PROBLEM REQUIREMENTS: Copy exactly the lines that run from the top of the listing to the line containing "1300, 1400, 1500];", both ends included, and omit the pictures.

## START DATASET CONTENT

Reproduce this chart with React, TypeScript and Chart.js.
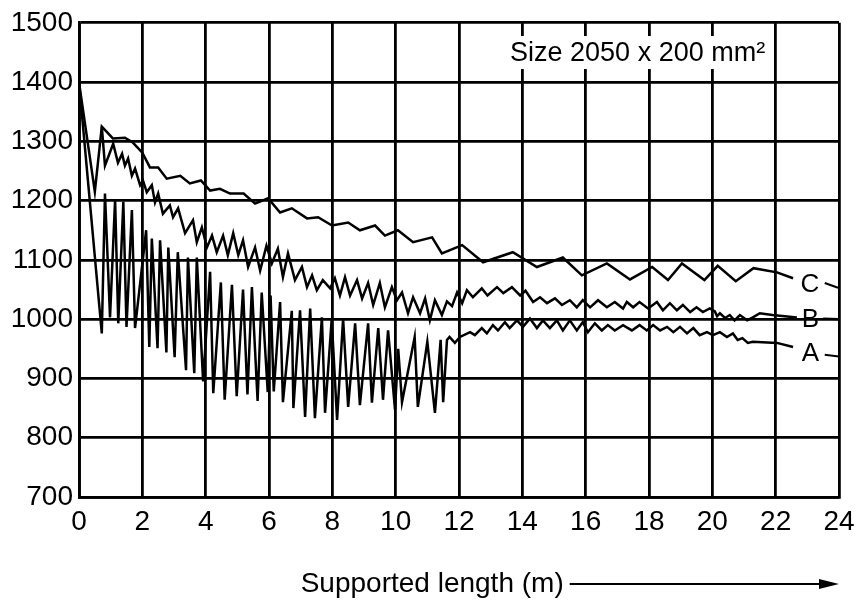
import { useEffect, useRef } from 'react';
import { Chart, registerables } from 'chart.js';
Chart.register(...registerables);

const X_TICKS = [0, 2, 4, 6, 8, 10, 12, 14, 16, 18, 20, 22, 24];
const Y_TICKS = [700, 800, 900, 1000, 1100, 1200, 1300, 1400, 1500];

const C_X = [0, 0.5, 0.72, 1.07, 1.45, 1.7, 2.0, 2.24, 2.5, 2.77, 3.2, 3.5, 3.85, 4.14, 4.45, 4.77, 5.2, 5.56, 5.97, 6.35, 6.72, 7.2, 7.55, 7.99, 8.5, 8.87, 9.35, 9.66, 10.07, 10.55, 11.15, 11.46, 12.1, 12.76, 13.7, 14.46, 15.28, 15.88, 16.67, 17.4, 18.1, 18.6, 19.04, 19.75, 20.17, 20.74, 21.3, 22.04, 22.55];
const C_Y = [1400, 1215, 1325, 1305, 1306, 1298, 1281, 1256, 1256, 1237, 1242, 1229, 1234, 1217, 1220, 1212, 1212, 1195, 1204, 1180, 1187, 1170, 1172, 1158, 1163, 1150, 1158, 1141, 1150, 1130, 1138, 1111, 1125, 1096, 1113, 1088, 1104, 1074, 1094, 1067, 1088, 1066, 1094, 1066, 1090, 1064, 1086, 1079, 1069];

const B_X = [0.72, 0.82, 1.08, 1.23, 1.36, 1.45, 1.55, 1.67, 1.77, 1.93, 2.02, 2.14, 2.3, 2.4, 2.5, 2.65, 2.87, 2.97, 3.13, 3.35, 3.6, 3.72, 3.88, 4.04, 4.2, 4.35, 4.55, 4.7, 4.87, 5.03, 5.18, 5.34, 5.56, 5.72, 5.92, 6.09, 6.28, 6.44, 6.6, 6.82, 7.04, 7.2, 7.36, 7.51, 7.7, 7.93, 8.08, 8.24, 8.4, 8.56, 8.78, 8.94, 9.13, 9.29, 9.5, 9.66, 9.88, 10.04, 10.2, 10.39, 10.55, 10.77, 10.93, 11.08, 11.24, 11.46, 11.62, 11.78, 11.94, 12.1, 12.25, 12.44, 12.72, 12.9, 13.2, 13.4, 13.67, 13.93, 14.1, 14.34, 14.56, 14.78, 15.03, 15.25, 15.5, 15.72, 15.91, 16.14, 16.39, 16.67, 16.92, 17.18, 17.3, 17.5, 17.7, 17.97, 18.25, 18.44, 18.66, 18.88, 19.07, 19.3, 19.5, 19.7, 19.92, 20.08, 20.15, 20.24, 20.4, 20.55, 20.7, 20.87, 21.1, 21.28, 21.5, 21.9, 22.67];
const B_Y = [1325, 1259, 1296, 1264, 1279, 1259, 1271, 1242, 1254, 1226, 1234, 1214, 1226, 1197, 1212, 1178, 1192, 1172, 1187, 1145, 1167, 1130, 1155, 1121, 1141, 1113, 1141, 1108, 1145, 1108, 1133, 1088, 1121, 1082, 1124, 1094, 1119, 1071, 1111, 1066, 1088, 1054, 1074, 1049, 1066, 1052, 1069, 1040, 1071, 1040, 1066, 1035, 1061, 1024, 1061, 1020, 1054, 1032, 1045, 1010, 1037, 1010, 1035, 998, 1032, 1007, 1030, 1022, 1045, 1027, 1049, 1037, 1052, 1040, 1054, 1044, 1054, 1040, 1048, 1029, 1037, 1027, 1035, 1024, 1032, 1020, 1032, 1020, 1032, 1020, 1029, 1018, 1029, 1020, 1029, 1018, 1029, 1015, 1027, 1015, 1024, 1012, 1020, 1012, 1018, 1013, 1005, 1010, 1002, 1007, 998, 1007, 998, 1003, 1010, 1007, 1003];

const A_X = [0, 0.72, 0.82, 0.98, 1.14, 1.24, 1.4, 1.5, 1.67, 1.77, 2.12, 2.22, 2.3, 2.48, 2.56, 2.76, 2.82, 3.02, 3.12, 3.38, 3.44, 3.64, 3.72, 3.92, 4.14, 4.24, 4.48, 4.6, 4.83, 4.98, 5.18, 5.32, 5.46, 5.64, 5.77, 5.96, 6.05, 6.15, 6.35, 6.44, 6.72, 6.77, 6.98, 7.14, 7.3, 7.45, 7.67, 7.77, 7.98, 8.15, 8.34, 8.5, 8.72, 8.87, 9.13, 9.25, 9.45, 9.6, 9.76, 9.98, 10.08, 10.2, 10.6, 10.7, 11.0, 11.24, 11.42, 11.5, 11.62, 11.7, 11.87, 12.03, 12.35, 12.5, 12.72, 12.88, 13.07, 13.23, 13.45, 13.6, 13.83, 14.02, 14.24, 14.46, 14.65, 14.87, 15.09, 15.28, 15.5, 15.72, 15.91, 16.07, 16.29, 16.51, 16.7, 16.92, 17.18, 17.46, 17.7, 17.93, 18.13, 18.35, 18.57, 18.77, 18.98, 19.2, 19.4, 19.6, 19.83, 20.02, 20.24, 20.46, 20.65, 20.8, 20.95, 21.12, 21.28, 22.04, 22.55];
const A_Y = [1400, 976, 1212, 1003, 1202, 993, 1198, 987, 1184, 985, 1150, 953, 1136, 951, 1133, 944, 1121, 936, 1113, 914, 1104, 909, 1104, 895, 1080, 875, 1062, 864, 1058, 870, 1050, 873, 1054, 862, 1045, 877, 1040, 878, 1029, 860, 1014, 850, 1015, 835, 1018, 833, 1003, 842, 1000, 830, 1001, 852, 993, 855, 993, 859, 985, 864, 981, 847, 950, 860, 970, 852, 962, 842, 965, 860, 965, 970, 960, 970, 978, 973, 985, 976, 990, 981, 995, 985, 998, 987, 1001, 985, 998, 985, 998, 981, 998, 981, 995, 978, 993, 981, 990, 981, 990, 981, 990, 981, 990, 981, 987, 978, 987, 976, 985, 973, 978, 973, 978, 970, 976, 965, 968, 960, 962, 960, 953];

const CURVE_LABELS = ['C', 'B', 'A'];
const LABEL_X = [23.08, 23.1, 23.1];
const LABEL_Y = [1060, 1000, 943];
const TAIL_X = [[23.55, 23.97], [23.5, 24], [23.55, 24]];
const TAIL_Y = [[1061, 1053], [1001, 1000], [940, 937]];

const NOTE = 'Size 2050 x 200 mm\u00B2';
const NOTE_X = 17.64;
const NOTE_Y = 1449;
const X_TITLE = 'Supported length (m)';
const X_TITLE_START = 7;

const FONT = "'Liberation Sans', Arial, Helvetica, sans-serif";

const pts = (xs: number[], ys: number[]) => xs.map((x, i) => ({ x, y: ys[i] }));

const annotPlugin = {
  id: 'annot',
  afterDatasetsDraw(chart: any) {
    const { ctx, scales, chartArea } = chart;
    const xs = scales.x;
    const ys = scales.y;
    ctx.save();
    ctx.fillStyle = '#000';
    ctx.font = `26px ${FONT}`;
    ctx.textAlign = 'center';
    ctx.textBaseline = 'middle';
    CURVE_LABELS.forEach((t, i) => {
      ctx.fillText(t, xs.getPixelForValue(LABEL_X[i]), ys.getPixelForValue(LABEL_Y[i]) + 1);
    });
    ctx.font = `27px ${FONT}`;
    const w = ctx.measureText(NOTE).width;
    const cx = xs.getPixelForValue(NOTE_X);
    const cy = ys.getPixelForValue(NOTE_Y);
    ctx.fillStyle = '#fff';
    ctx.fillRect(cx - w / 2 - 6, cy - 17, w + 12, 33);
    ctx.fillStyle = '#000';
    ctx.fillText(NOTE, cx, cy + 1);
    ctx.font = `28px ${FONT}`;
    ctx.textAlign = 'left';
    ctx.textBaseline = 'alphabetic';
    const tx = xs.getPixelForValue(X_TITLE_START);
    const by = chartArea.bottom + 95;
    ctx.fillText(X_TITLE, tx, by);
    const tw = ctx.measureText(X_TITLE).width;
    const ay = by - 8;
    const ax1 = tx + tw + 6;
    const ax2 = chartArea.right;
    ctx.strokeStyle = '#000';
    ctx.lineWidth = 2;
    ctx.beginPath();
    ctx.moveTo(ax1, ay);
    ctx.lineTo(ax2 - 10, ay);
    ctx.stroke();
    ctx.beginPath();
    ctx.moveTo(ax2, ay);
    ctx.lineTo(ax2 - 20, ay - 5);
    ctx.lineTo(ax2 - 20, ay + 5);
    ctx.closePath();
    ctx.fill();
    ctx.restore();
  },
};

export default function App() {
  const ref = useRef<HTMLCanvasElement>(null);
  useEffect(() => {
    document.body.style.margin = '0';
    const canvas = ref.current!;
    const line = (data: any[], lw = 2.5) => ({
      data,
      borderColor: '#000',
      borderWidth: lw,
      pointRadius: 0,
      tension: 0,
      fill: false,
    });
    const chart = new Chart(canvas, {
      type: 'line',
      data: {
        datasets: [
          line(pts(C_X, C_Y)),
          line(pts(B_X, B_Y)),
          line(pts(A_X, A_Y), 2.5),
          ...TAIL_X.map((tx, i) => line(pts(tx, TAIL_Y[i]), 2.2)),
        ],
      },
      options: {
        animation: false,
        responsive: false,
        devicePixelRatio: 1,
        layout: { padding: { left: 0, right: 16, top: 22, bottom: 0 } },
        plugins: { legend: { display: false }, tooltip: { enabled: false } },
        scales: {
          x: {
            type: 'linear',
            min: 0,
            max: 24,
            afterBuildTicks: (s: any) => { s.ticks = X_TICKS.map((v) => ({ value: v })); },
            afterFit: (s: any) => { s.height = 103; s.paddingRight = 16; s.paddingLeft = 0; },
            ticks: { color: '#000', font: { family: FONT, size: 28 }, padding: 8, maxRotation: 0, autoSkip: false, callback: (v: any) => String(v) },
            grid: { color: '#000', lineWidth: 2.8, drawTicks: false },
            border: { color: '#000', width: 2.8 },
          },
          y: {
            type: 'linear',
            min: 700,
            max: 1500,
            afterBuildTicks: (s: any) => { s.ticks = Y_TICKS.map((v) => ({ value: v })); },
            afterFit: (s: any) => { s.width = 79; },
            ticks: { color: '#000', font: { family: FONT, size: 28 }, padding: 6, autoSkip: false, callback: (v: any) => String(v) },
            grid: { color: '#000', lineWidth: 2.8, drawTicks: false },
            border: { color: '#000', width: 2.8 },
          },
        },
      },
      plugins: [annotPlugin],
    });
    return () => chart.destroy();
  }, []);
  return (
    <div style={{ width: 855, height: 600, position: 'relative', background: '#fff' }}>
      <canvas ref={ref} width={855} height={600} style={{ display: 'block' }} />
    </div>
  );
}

## END DATASET CONTENT

RESPONSE TO THE EXERCISE:
Reproduce this chart with React, TypeScript and Chart.js.
import { useEffect, useRef } from 'react';
import { Chart, registerables } from 'chart.js';
Chart.register(...registerables);

const X_TICKS = [0, 2, 4, 6, 8, 10, 12, 14, 16, 18, 20, 22, 24];
const Y_TICKS = [700, 800, 900, 1000, 1100, 1200, 1300, 1400, 1500];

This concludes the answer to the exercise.